Meritocracy gained ideological hegemony in Brazil very slowly. The process was slow because there was resistance. And let us not be surprised if there is still reluctance. For many generations, an almost hereditary social insertion prevailed: the children of shoemakers, or tailors, or merchants, or doctors, engineers, lawyers, inherited their parents' business. The vast majority of the people did not inherit anything, because they were the Afro-descendants of slave labor, predominantly agrarian.

Social mobility was very low. Agrarian Brazil was a very unequal and rigid society, almost estates. It was estates because the criteria of class and race intersected, forging a hybrid system of class and caste that froze mobility. Social ascension was only individual and narrow. It essentially depended on relationships of influence, therefore, on clientele and dependency through personal ties: the pistolão. The selection criterion was of a pre-capitalist type: kinship and personal trust.

Sergio Buarque de Holanda was the first to give importance to the theme of ideological resistance to liberalism in his book Brazil roots, published in 1936. Many interpreted the concept of “cordial man” as an image that referred to personal affection, human kindness, political sweetness, a swing in the deal. But the theme was the backwardness of the ruling class and its pre-capitalist mentality.

Others concluded that the concept of cordiality sought to capture the positive consequences of a type of colonization that tolerated racial miscegenation. Even if based on slavery, it would have avoided the violent forms of discrimination and separation as in the USA and South Africa, and would explain social collaboration through the individual search for favors and clientele.

In the 1930s, sociology was still a prisoner of the paradigm of seeking to understand the national character of each people and, therefore, was dispersed in ideological constructions. The vision of Brazil as a country of docile and intensely emotional people corresponded to the needs of the ruling class. A nation in which, despite abysmal economic inequalities, an unusual social cohesion would be maintained.

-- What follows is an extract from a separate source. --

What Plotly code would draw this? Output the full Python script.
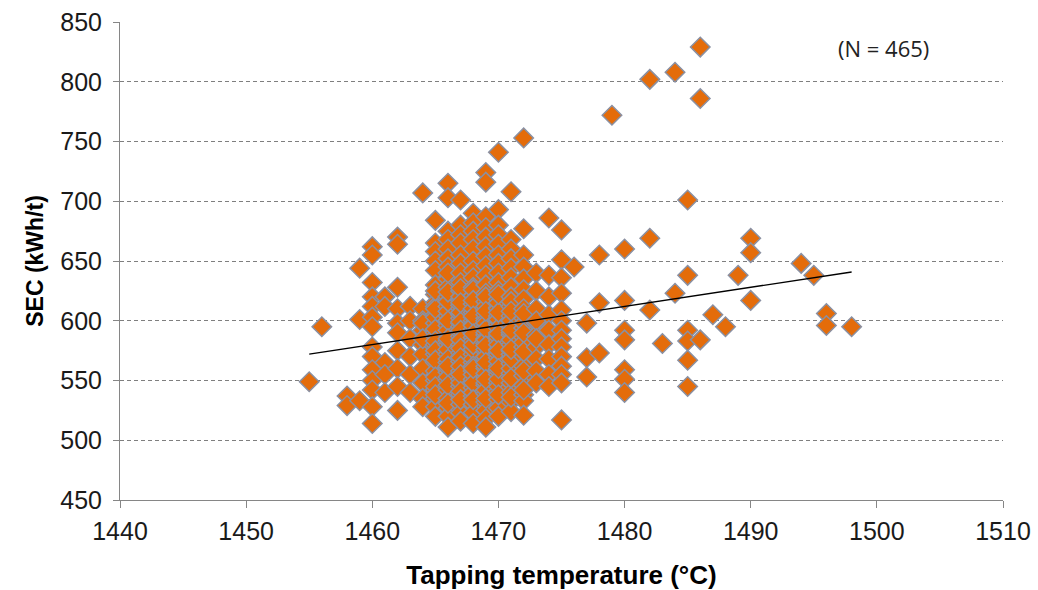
import plotly.graph_objects as go

# ---- data ----
temps = [1455, 1456, 1458, 1459, 1460, 1461, 1462, 1463, 1464, 1465, 1466, 1467,
         1468, 1469, 1470, 1471, 1472, 1473, 1474, 1475, 1476, 1477, 1478, 1479,
         1480, 1482, 1483, 1484, 1485, 1486, 1487, 1488, 1489, 1490, 1494, 1495,
         1496, 1498]

sec_groups = [
    [549],
    [595],
    [537, 529],
    [644, 601, 533],
    [662, 655, 632, 620, 612, 603, 595, 578, 570, 559, 550, 542, 528, 514],
    [620, 612, 565, 555, 540],
    [670, 664, 628, 610, 598, 590, 575, 560, 545, 525],
    [612, 600, 585, 570, 555, 540],
    [707, 610, 600, 592, 580, 572, 560, 548, 535, 528, 598, 585],
    [684, 665, 658, 650, 642, 630, 622, 615, 605, 598, 590, 580, 572, 565, 558,
     550, 542, 535, 528, 520, 612, 587, 603, 593, 583, 575, 567, 553, 545, 538,
     610, 625],
    [715, 703, 675, 668, 660, 652, 645, 635, 628, 620, 612, 604, 596, 588, 580,
     572, 565, 557, 550, 542, 535, 527, 520, 511, 600, 583, 560, 640, 608, 592,
     576, 568, 553, 546, 531, 616, 624, 600, 585, 562],
    [701, 680, 672, 665, 655, 648, 640, 632, 625, 617, 610, 602, 595, 587, 580,
     573, 566, 558, 551, 545, 538, 530, 523, 516, 590, 605, 570, 548, 620, 598,
     613, 607, 599, 592, 584, 577, 569, 562, 555, 541, 534, 627, 615],
    [690, 682, 675, 668, 660, 650, 642, 636, 628, 621, 614, 607, 600, 593, 586,
     579, 572, 565, 558, 551, 544, 537, 530, 523, 514, 610, 597, 583, 568, 555,
     540, 626, 617, 603, 590, 576, 562, 548, 534, 596, 580, 560, 604, 589],
    [724, 716, 687, 678, 670, 662, 654, 646, 638, 630, 623, 616, 609, 602, 595,
     588, 581, 574, 567, 560, 553, 546, 539, 532, 525, 518, 511, 605, 590, 576,
     562, 548, 600, 585, 612, 598, 584, 570, 556, 542, 535, 593, 579, 565, 551,
     620, 608],
    [741, 693, 680, 672, 664, 655, 648, 640, 632, 625, 618, 611, 604, 597, 590,
     583, 576, 569, 562, 555, 548, 541, 534, 527, 520, 600, 586, 572, 558, 545,
     610, 615, 601, 594, 580, 566, 551, 538, 607, 589, 575, 560, 622],
    [708, 668, 660, 652, 644, 636, 628, 620, 612, 604, 596, 588, 580, 572, 564,
     556, 548, 540, 532, 524, 590, 575, 560, 616, 600, 584, 568, 552, 536, 608,
     592, 576],
    [753, 677, 655, 645, 635, 626, 618, 610, 602, 594, 586, 578, 570, 562, 554,
     546, 538, 533, 521, 598, 582, 606, 590, 574, 558, 542],
    [640, 625, 610, 598, 588, 578, 568, 558, 548, 600, 585],
    [686, 638, 620, 605, 592, 580, 568, 555, 545],
    [676, 651, 636, 623, 609, 600, 592, 585, 578, 570, 562, 555, 548, 517],
    [645],
    [598, 569, 553],
    [655, 615, 573],
    [772],
    [660, 617, 592, 584, 559, 551, 540],
    [802, 669, 609],
    [581],
    [808, 623],
    [701, 638, 592, 583, 567, 545],
    [829, 786, 584],
    [605],
    [595],
    [638],
    [669, 657, 617],
    [648],
    [638],
    [606, 596],
    [595],
]

trend_slope = 1.6          # kWh/t per °C
trend_intercept = -1756.0  # kWh/t
n_label = "(N = 465)"

x_tick_vals = [1440, 1450, 1460, 1470, 1480, 1490, 1500, 1510]
y_tick_vals = [450, 500, 550, 600, 650, 700, 750, 800, 850]

# ---- build ----
xs, ys = [], []
for t, group in zip(temps, sec_groups):
    for v in group:
        xs.append(t)
        ys.append(v)

tx = [min(temps), max(temps)]
ty = [trend_intercept + trend_slope * t for t in tx]

fig = go.Figure()
fig.add_trace(go.Scatter(
    x=xs, y=ys, mode="markers",
    marker=dict(symbol="diamond", size=15, color="#E46C0A",
                line=dict(color="#8A90A2", width=1.5)),
    showlegend=False, hoverinfo="x+y",
))
fig.add_trace(go.Scatter(
    x=tx, y=ty, mode="lines",
    line=dict(color="#000000", width=1.3),
    showlegend=False, hoverinfo="skip",
))

tick_font = dict(family="Liberation Sans, Arial, sans-serif", size=25, color="#1a1a1a")
xtitle_font = dict(family="Liberation Sans, Arial, sans-serif", size=26, color="#000000",
                   weight="bold")
ytitle_font = dict(family="Liberation Sans, Arial, sans-serif", size=23, color="#000000",
                   weight="bold")

fig.update_layout(
    width=1038, height=590,
    margin=dict(l=120, r=35, t=22, b=90),
    paper_bgcolor="white", plot_bgcolor="white",
    xaxis=dict(
        range=[1440, 1510], tickvals=x_tick_vals, automargin=False,
        showgrid=False, zeroline=False,
        showline=True, linecolor="#868686", linewidth=1,
        ticks="outside", ticklen=7, tickcolor="#868686",
        tickfont=tick_font, ticklabelstandoff=2,
        title=dict(text="Tapping temperature (°C)", font=xtitle_font, standoff=26),
    ),
    yaxis=dict(
        range=[450, 850], tickvals=y_tick_vals, automargin=False,
        showgrid=True, gridcolor="#7F7F7F", gridwidth=1, griddash="4px,3px",
        zeroline=False,
        showline=True, linecolor="#868686", linewidth=1,
        ticks="outside", ticklen=6, tickcolor="#868686",
        tickfont=tick_font, ticklabelstandoff=6,
        title=dict(text="SEC (kWh/t)", font=ytitle_font, standoff=10),
    ),
    annotations=[dict(
        text=n_label, xref="paper", yref="paper", x=0.865, y=0.946,
        showarrow=False, xanchor="center", yanchor="middle",
        font=dict(family="Open Sans, Liberation Sans, sans-serif", size=22, color="#222222"),
    )],
)

fig.write_html("out.html")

Sergio Buarque had another concern. He perceived that Brazilian cordiality was a cultural form of struggle for survival and adaptation to a system in which social ascension depended on favoritism. Cordiality concealed the immense brutality of social relations, camouflaged through a false intimacy, an expression of private control of public space.

Cordiality was a disguised expression of fear of misery and fear of reprisal. At the same time, a manifestation on the ground of the customs of the cultural resistance of a people. From cordiality came the “jeitinho”, that is, the ideology of improvisation: the consecration of circumventing universal rules, deceit and the coldness of the equal law for all. From cordiality came the praise of “taking advantage”, the ideology of connivance with convenience, therefore, the legitimation of profit, tolerance with corruption.

Cordiality was the mother of the “jeitinho”. This was the historical way found to guarantee individual social mobility in a rigid society: through personal relationships of cronyism and favor to preserve social peace and find negotiated and concerted solutions.

Brazilian capitalism has the face of its ruling class. They are disguised, because the defense of the world of wealth requires, publicly, the representation of a political role. But deep down, they are ugly, brutish and evil.

*Valério Arcary is a retired professor at IFSP. Author, among other books, of Revolution meets history (Shaman).